EXERCISE OBJECTIVE:
Up to and including the line with "d3.scaleLinear().domain([0.0589, 0.13138]).range([782.7, 14.7]);", write out the listing from its first line, minus the pictures.

DATA EXCERPT:
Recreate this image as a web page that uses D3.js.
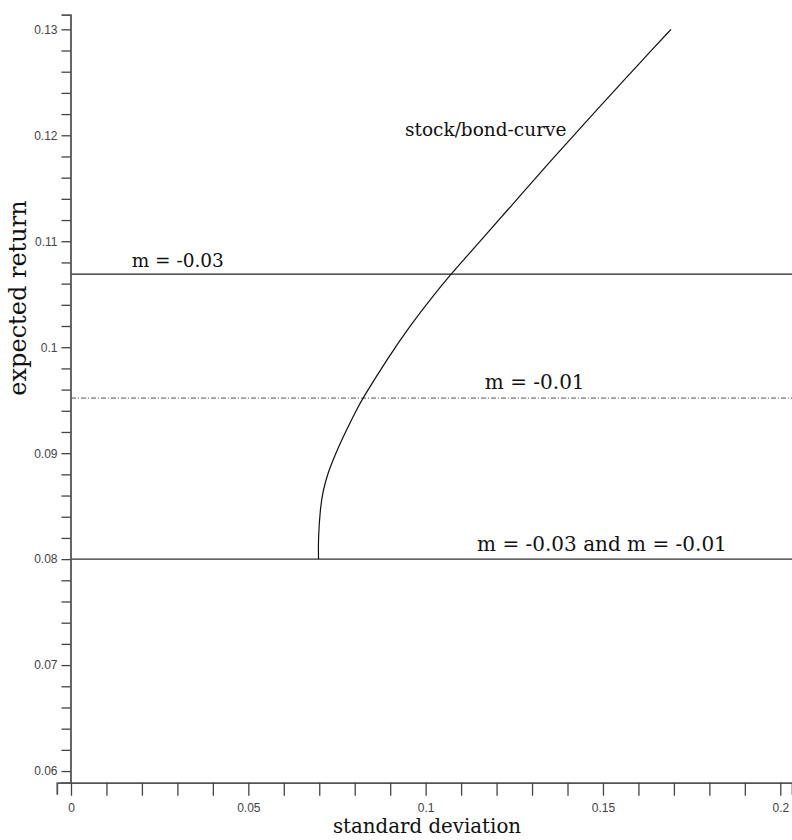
<!DOCTYPE html>
<html>
<head>
<meta charset="utf-8">
<script src="https://cdn.jsdelivr.net/npm/d3@7"></script>
<style>
  html, body { margin: 0; padding: 0; background: #fff; }
  svg { display: block; }
</style>
</head>
<body>
<svg id="chart" width="792" height="840"></svg>
<script>
// ---- data ----
const curveSigma = [0.0698, 0.0697, 0.0703, 0.0711, 0.0724, 0.0742, 0.0762, 0.0805, 0.0823, 0.0890, 0.0953, 0.1027, 0.1072, 0.1106, 0.1180, 0.1264, 0.1345, 0.1410, 0.1507, 0.1543, 0.1650, 0.1692];
const curveMu    = [0.0800, 0.0818, 0.0849, 0.0865, 0.0881, 0.0896, 0.0912, 0.0941, 0.0952, 0.0988, 0.1019, 0.1051, 0.1069, 0.1082, 0.1110, 0.1142, 0.1173, 0.1197, 0.1233, 0.1246, 0.1285, 0.1300];
const lineLabels = ["m = -0.03", "m = -0.01", "m = -0.03 and m = -0.01"];
const lineValues = [0.1069, 0.0952, 0.0800];
const curveLabel = "stock/bond-curve";
const xTicks = d3.range(0, 21).map(i => i / 100);
const xTickLabels = ["0", "0.05", "0.1", "0.15", "0.2"];
const yMajorTicks = [0.06, 0.07, 0.08, 0.09, 0.10, 0.11, 0.12, 0.13];
const yTickLabels = ["0.06", "0.07", "0.08", "0.09", "0.1", "0.11", "0.12", "0.13"];
const yAllTicks = d3.range(0, 36).map(i => +(0.06 + i * 0.002).toFixed(3));
const xTitle = "standard deviation";
const yTitle = "expected return";

// ---- scales ----
const svg = d3.select("#chart");
const x = d3.scaleLinear().domain([-0.004, 0.2033]).range([56.8, 792]);
const y = d3.scaleLinear().domain([0.0589, 0.13138]).range([782.7, 14.7]);

const axisColor = "#555";
const serif = "'DejaVu Serif', serif";
const sans = "'Liberation Sans', Arial, sans-serif";

// ---- horizontal m lines ----
const lineStyles = [null, "5,2,1,2", null];
const lineColors = ["#222", "#555", "#333"];
svg.selectAll("line.m")
  .data(lineValues)
  .join("line")
  .attr("class", "m")
  .attr("x1", x(0)).attr("x2", 792)
  .attr("y1", d => y(d)).attr("y2", d => y(d))
  .attr("stroke", (d, i) => lineColors[i])
  .attr("stroke-width", (d, i) => i === 1 ? 1 : 1.3)
  .attr("stroke-dasharray", (d, i) => lineStyles[i]);

// ---- curve ----
const pts = curveSigma.map((s, i) => [s, curveMu[i]]);
svg.append("path")
  .datum(pts)
  .attr("fill", "none")
  .attr("stroke", "#111")
  .attr("stroke-width", 1.2)
  .attr("d", d3.line().x(d => x(d[0])).y(d => y(d[1])).curve(d3.curveBasis));

// ---- axes ----
const yAxis = d3.axisLeft(y)
  .tickValues(yAllTicks)
  .tickSize(9)
  .tickSizeOuter(9)
  .tickFormat(d => {
    const k = yMajorTicks.findIndex(v => Math.abs(v - d) < 1e-6);
    return k >= 0 ? yTickLabels[k] : "";
  })
  .tickPadding(4);
const gy = svg.append("g").attr("transform", `translate(${x(0) - 0.5},0)`).call(yAxis);

const xAxis = d3.axisBottom(x)
  .tickValues(xTicks)
  .tickSize(13)
  .tickSizeOuter(12)
  .tickFormat(d => {
    const k = [0, 0.05, 0.1, 0.15, 0.2].findIndex(v => Math.abs(v - d) < 1e-6);
    return k >= 0 ? xTickLabels[k] : "";
  })
  .tickPadding(8);
const gx = svg.append("g").attr("transform", `translate(0,${y(0.0589)})`).call(xAxis);

[gx, gy].forEach(g => {
  g.select(".domain").attr("stroke", axisColor).attr("stroke-width", 1.8);
  g.selectAll(".tick line").attr("stroke", "#444").attr("stroke-width", 1.3);
  g.selectAll(".tick text").attr("fill", "#444").style("font-family", sans).style("font-size", "12px");
});

// ---- labels ----
const lblPos = [[0.0171, 0.1069, -7], [0.1167, 0.0952, -9], [0.1145, 0.0800, -8]];
const lblSize = ["18.5px", "20px", "20px"];
svg.selectAll("text.mlabel")
  .data(lineLabels)
  .join("text")
  .attr("class", "mlabel")
  .attr("x", (d, i) => x(lblPos[i][0]))
  .attr("y", (d, i) => y(lblPos[i][1]) + lblPos[i][2])
  .style("font-family", serif)
  .style("font-size", (d, i) => lblSize[i])
  .attr("fill", "#111")
  .text(d => d);

svg.append("text")
  .attr("x", 405).attr("y", 136)
  .style("font-family", serif).style("font-size", "18.5px")
  .attr("fill", "#111")
  .text(curveLabel);

svg.append("text")
  .attr("x", 427).attr("y", 833)
  .attr("text-anchor", "middle")
  .style("font-family", serif).style("font-size", "19.8px")
  .attr("fill", "#111")
  .text(xTitle);

svg.append("text")
  .attr("transform", "translate(26,298) rotate(-90)")
  .attr("text-anchor", "middle")
  .style("font-family", serif).style("font-size", "24px")
  .attr("fill", "#111")
  .text(yTitle);
</script>
</body>
</html>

RESPONSE TO THIS TASK:
Recreate this image as a web page that uses D3.js.
<!DOCTYPE html>
<html>
<head>
<meta charset="utf-8">
<script src="https://cdn.jsdelivr.net/npm/d3@7"></script>
<style>
  html, body { margin: 0; padding: 0; background: #fff; }
  svg { display: block; }
</style>
</head>
<body>
<svg id="chart" width="792" height="840"></svg>
<script>
// ---- data ----
const curveSigma = [0.0698, 0.0697, 0.0703, 0.0711, 0.0724, 0.0742, 0.0762, 0.0805, 0.0823, 0.0890, 0.0953, 0.1027, 0.1072, 0.1106, 0.1180, 0.1264, 0.1345, 0.1410, 0.1507, 0.1543, 0.1650, 0.1692];
const curveMu    = [0.0800, 0.0818, 0.0849, 0.0865, 0.0881, 0.0896, 0.0912, 0.0941, 0.0952, 0.0988, 0.1019, 0.1051, 0.1069, 0.1082, 0.1110, 0.1142, 0.1173, 0.1197, 0.1233, 0.1246, 0.1285, 0.1300];
const lineLabels = ["m = -0.03", "m = -0.01", "m = -0.03 and m = -0.01"];
const lineValues = [0.1069, 0.0952, 0.0800];
const curveLabel = "stock/bond-curve";
const xTicks = d3.range(0, 21).map(i => i / 100);
const xTickLabels = ["0", "0.05", "0.1", "0.15", "0.2"];
const yMajorTicks = [0.06, 0.07, 0.08, 0.09, 0.10, 0.11, 0.12, 0.13];
const yTickLabels = ["0.06", "0.07", "0.08", "0.09", "0.1", "0.11", "0.12", "0.13"];
const yAllTicks = d3.range(0, 36).map(i => +(0.06 + i * 0.002).toFixed(3));
const xTitle = "standard deviation";
const yTitle = "expected return";

// ---- scales ----
const svg = d3.select("#chart");
const x = d3.scaleLinear().domain([-0.004, 0.2033]).range([56.8, 792]);
const y = d3.scaleLinear().domain([0.0589, 0.13138]).range([782.7, 14.7]);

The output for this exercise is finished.